-- Begin --

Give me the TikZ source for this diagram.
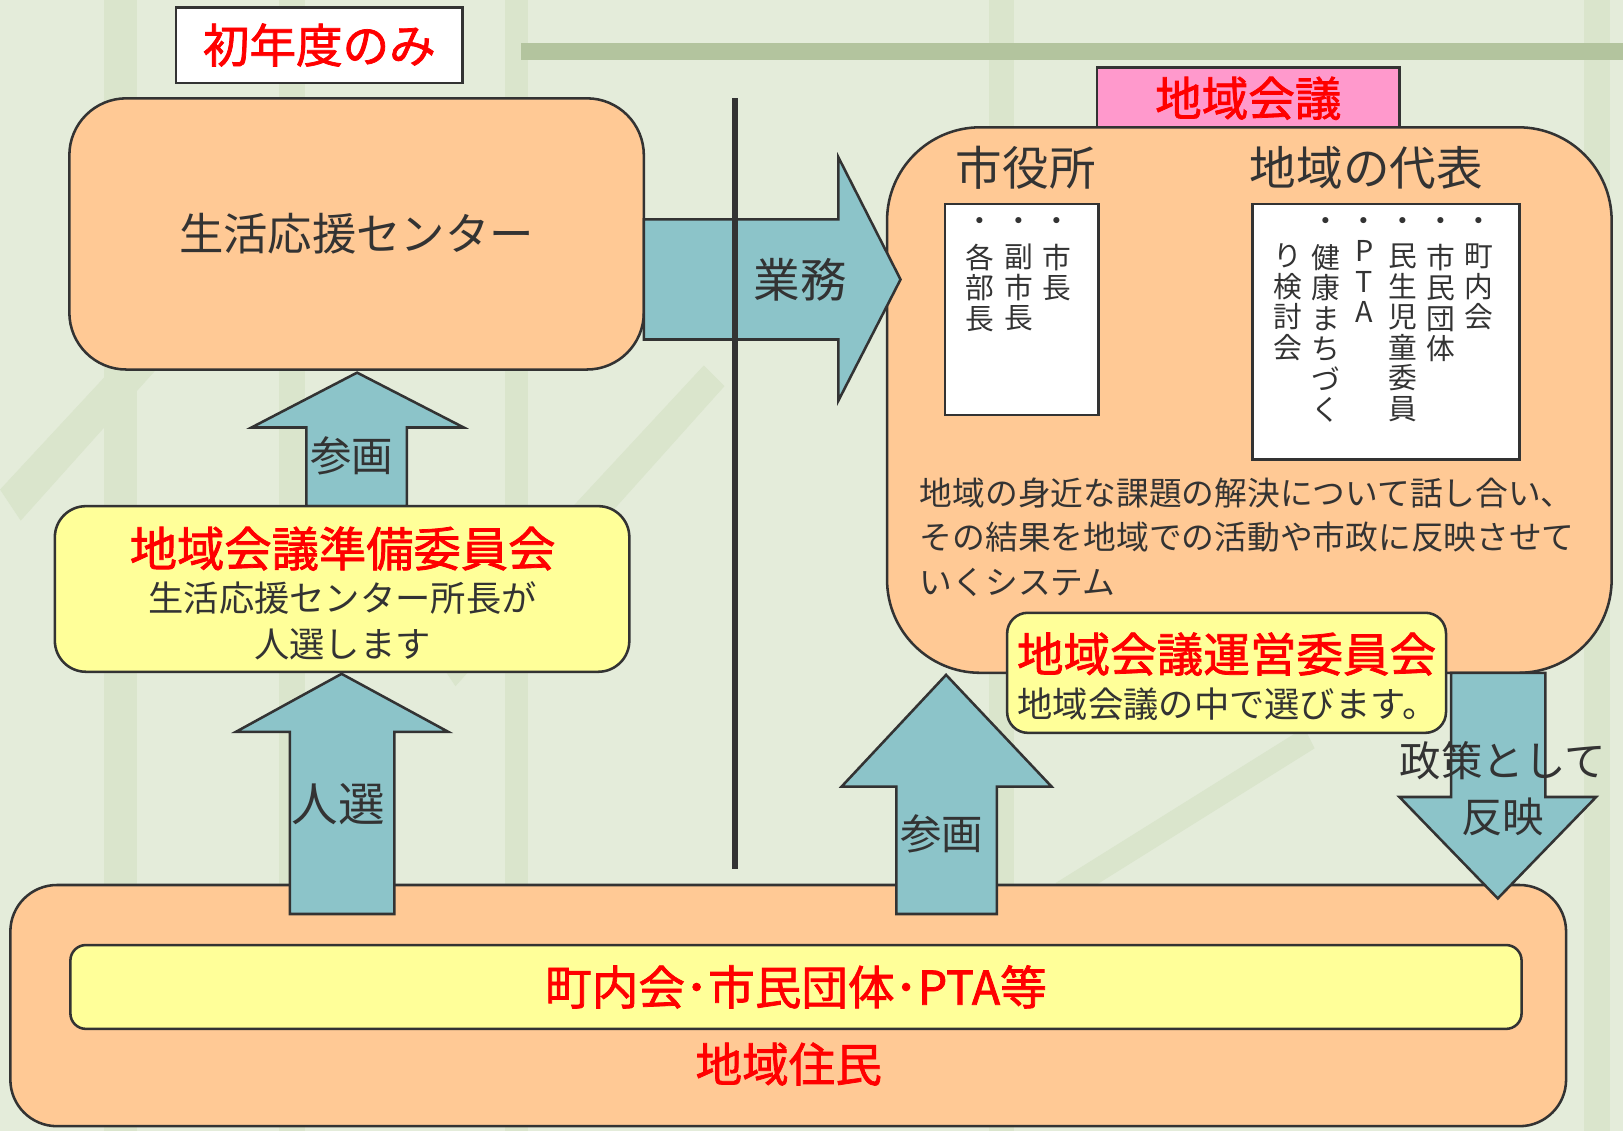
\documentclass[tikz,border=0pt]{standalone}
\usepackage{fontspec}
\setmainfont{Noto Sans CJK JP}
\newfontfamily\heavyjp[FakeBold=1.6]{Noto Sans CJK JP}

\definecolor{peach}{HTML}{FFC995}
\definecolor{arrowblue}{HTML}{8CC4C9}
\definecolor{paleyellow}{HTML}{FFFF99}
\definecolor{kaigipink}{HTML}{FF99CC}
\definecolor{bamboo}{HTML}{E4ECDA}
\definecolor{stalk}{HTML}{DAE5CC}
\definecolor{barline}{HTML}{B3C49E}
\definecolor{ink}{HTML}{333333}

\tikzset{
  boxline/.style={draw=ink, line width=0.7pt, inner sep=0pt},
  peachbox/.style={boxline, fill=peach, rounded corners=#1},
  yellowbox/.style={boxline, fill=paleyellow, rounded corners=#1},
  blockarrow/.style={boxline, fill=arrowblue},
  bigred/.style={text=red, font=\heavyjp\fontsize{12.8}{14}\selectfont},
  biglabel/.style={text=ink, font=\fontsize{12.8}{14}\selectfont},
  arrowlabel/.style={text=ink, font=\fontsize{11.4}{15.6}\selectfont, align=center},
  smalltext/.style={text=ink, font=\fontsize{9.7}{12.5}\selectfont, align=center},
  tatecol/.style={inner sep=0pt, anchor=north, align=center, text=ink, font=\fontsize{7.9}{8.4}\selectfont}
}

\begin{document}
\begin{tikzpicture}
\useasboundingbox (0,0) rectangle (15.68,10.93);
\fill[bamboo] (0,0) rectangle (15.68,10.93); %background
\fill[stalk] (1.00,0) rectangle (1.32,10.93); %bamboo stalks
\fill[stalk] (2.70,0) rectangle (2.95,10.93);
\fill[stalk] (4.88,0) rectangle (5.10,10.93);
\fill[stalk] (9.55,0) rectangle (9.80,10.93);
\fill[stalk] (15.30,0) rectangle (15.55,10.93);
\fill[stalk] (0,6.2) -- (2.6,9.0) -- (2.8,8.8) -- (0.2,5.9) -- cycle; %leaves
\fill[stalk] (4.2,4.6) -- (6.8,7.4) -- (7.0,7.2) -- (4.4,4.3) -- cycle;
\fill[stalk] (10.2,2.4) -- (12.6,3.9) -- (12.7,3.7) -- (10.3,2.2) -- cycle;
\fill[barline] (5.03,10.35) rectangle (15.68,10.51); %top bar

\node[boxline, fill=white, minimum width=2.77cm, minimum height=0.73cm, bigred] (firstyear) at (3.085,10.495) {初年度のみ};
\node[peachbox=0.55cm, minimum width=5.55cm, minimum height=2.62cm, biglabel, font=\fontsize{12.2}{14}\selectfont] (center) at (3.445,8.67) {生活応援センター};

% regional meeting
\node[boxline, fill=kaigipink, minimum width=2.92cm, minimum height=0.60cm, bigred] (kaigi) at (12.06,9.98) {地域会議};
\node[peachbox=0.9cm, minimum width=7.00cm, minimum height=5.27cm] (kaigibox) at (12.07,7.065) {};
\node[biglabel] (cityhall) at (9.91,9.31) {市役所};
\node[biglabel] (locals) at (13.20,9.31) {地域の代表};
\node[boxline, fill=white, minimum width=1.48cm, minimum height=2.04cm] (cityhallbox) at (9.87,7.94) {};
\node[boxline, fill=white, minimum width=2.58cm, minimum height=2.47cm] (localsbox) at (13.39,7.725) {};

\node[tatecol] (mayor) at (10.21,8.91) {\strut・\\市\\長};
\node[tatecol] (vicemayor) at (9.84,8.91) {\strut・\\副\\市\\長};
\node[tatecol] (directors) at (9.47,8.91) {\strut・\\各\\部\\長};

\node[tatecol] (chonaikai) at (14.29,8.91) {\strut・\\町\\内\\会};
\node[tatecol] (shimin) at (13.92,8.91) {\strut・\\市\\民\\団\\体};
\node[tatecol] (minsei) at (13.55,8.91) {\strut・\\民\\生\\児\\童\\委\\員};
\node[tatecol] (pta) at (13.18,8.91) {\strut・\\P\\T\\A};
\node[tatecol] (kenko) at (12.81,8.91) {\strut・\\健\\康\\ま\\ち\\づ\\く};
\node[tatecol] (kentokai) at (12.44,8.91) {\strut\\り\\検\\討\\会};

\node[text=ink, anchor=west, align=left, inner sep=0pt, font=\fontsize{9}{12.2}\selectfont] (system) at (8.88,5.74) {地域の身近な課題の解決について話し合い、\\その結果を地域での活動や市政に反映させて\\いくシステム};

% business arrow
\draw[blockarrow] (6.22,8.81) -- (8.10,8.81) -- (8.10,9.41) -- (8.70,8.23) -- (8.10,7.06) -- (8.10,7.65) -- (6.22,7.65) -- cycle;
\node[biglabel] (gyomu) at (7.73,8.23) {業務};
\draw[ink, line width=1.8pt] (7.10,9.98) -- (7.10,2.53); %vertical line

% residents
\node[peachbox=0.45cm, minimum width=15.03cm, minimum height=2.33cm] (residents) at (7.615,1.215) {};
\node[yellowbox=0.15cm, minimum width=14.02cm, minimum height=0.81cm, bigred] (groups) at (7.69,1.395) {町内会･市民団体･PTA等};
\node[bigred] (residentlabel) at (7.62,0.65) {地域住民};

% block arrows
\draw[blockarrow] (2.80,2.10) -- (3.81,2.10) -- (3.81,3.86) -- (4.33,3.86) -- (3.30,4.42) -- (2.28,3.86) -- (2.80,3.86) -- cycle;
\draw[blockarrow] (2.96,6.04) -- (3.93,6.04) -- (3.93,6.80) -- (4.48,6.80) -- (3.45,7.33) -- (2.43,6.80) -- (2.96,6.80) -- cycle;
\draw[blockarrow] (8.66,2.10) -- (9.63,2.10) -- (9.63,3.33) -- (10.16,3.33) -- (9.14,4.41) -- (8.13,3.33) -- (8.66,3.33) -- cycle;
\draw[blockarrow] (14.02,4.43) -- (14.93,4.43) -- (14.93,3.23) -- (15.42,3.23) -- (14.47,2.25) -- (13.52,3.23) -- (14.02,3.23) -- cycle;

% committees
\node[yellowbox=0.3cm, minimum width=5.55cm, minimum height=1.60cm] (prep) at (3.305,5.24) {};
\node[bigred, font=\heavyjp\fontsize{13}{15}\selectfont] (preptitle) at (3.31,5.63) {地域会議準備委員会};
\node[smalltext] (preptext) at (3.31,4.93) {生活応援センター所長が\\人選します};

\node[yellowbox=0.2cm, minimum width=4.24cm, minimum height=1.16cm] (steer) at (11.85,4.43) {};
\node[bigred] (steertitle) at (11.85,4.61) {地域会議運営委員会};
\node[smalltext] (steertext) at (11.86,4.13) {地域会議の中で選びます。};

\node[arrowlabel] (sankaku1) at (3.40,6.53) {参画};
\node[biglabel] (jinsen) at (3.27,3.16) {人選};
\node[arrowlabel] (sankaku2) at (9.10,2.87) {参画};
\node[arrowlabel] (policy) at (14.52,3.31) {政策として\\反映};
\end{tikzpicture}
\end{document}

-- End --

_PROBLEM DETAILS_. Reproduce every line above as written, skipping pictures.

_RESPONSE TO THE TASK_.
Give me the TikZ source for this diagram.
\documentclass[tikz,border=0pt]{standalone}
\usepackage{fontspec}
\setmainfont{Noto Sans CJK JP}
\newfontfamily\heavyjp[FakeBold=1.6]{Noto Sans CJK JP}

\definecolor{peach}{HTML}{FFC995}
\definecolor{arrowblue}{HTML}{8CC4C9}
\definecolor{paleyellow}{HTML}{FFFF99}
\definecolor{kaigipink}{HTML}{FF99CC}
\definecolor{bamboo}{HTML}{E4ECDA}
\definecolor{stalk}{HTML}{DAE5CC}
\definecolor{barline}{HTML}{B3C49E}
\definecolor{ink}{HTML}{333333}

\tikzset{
  boxline/.style={draw=ink, line width=0.7pt, inner sep=0pt},
  peachbox/.style={boxline, fill=peach, rounded corners=#1},
  yellowbox/.style={boxline, fill=paleyellow, rounded corners=#1},
  blockarrow/.style={boxline, fill=arrowblue},
  bigred/.style={text=red, font=\heavyjp\fontsize{12.8}{14}\selectfont},
  biglabel/.style={text=ink, font=\fontsize{12.8}{14}\selectfont},
  arrowlabel/.style={text=ink, font=\fontsize{11.4}{15.6}\selectfont, align=center},
  smalltext/.style={text=ink, font=\fontsize{9.7}{12.5}\selectfont, align=center},
  tatecol/.style={inner sep=0pt, anchor=north, align=center, text=ink, font=\fontsize{7.9}{8.4}\selectfont}
}

\begin{document}
\begin{tikzpicture}
\useasboundingbox (0,0) rectangle (15.68,10.93);
\fill[bamboo] (0,0) rectangle (15.68,10.93); %background
\fill[stalk] (1.00,0) rectangle (1.32,10.93); %bamboo stalks
\fill[stalk] (2.70,0) rectangle (2.95,10.93);
\fill[stalk] (4.88,0) rectangle (5.10,10.93);
\fill[stalk] (9.55,0) rectangle (9.80,10.93);
\fill[stalk] (15.30,0) rectangle (15.55,10.93);
\fill[stalk] (0,6.2) -- (2.6,9.0) -- (2.8,8.8) -- (0.2,5.9) -- cycle; %leaves
\fill[stalk] (4.2,4.6) -- (6.8,7.4) -- (7.0,7.2) -- (4.4,4.3) -- cycle;
\fill[stalk] (10.2,2.4) -- (12.6,3.9) -- (12.7,3.7) -- (10.3,2.2) -- cycle;
\fill[barline] (5.03,10.35) rectangle (15.68,10.51); %top bar

\node[boxline, fill=white, minimum width=2.77cm, minimum height=0.73cm, bigred] (firstyear) at (3.085,10.495) {初年度のみ};
\node[peachbox=0.55cm, minimum width=5.55cm, minimum height=2.62cm, biglabel, font=\fontsize{12.2}{14}\selectfont] (center) at (3.445,8.67) {生活応援センター};

% regional meeting
\node[boxline, fill=kaigipink, minimum width=2.92cm, minimum height=0.60cm, bigred] (kaigi) at (12.06,9.98) {地域会議};
\node[peachbox=0.9cm, minimum width=7.00cm, minimum height=5.27cm] (kaigibox) at (12.07,7.065) {};
\node[biglabel] (cityhall) at (9.91,9.31) {市役所};
\node[biglabel] (locals) at (13.20,9.31) {地域の代表};
\node[boxline, fill=white, minimum width=1.48cm, minimum height=2.04cm] (cityhallbox) at (9.87,7.94) {};
\node[boxline, fill=white, minimum width=2.58cm, minimum height=2.47cm] (localsbox) at (13.39,7.725) {};

\node[tatecol] (mayor) at (10.21,8.91) {\strut・\\市\\長};
\node[tatecol] (vicemayor) at (9.84,8.91) {\strut・\\副\\市\\長};
\node[tatecol] (directors) at (9.47,8.91) {\strut・\\各\\部\\長};

\node[tatecol] (chonaikai) at (14.29,8.91) {\strut・\\町\\内\\会};
\node[tatecol] (shimin) at (13.92,8.91) {\strut・\\市\\民\\団\\体};
\node[tatecol] (minsei) at (13.55,8.91) {\strut・\\民\\生\\児\\童\\委\\員};
\node[tatecol] (pta) at (13.18,8.91) {\strut・\\P\\T\\A};
\node[tatecol] (kenko) at (12.81,8.91) {\strut・\\健\\康\\ま\\ち\\づ\\く};
\node[tatecol] (kentokai) at (12.44,8.91) {\strut\\り\\検\\討\\会};

\node[text=ink, anchor=west, align=left, inner sep=0pt, font=\fontsize{9}{12.2}\selectfont] (system) at (8.88,5.74) {地域の身近な課題の解決について話し合い、\\その結果を地域での活動や市政に反映させて\\いくシステム};

% business arrow
\draw[blockarrow] (6.22,8.81) -- (8.10,8.81) -- (8.10,9.41) -- (8.70,8.23) -- (8.10,7.06) -- (8.10,7.65) -- (6.22,7.65) -- cycle;
\node[biglabel] (gyomu) at (7.73,8.23) {業務};
\draw[ink, line width=1.8pt] (7.10,9.98) -- (7.10,2.53); %vertical line

% residents
\node[peachbox=0.45cm, minimum width=15.03cm, minimum height=2.33cm] (residents) at (7.615,1.215) {};
\node[yellowbox=0.15cm, minimum width=14.02cm, minimum height=0.81cm, bigred] (groups) at (7.69,1.395) {町内会･市民団体･PTA等};
\node[bigred] (residentlabel) at (7.62,0.65) {地域住民};

% block arrows
\draw[blockarrow] (2.80,2.10) -- (3.81,2.10) -- (3.81,3.86) -- (4.33,3.86) -- (3.30,4.42) -- (2.28,3.86) -- (2.80,3.86) -- cycle;
\draw[blockarrow] (2.96,6.04) -- (3.93,6.04) -- (3.93,6.80) -- (4.48,6.80) -- (3.45,7.33) -- (2.43,6.80) -- (2.96,6.80) -- cycle;
\draw[blockarrow] (8.66,2.10) -- (9.63,2.10) -- (9.63,3.33) -- (10.16,3.33) -- (9.14,4.41) -- (8.13,3.33) -- (8.66,3.33) -- cycle;
\draw[blockarrow] (14.02,4.43) -- (14.93,4.43) -- (14.93,3.23) -- (15.42,3.23) -- (14.47,2.25) -- (13.52,3.23) -- (14.02,3.23) -- cycle;

% committees
\node[yellowbox=0.3cm, minimum width=5.55cm, minimum height=1.60cm] (prep) at (3.305,5.24) {};
\node[bigred, font=\heavyjp\fontsize{13}{15}\selectfont] (preptitle) at (3.31,5.63) {地域会議準備委員会};
\node[smalltext] (preptext) at (3.31,4.93) {生活応援センター所長が\\人選します};

\node[yellowbox=0.2cm, minimum width=4.24cm, minimum height=1.16cm] (steer) at (11.85,4.43) {};
\node[bigred] (steertitle) at (11.85,4.61) {地域会議運営委員会};
\node[smalltext] (steertext) at (11.86,4.13) {地域会議の中で選びます。};

\node[arrowlabel] (sankaku1) at (3.40,6.53) {参画};
\node[biglabel] (jinsen) at (3.27,3.16) {人選};
\node[arrowlabel] (sankaku2) at (9.10,2.87) {参画};
\node[arrowlabel] (policy) at (14.52,3.31) {政策として\\反映};
\end{tikzpicture}
\end{document}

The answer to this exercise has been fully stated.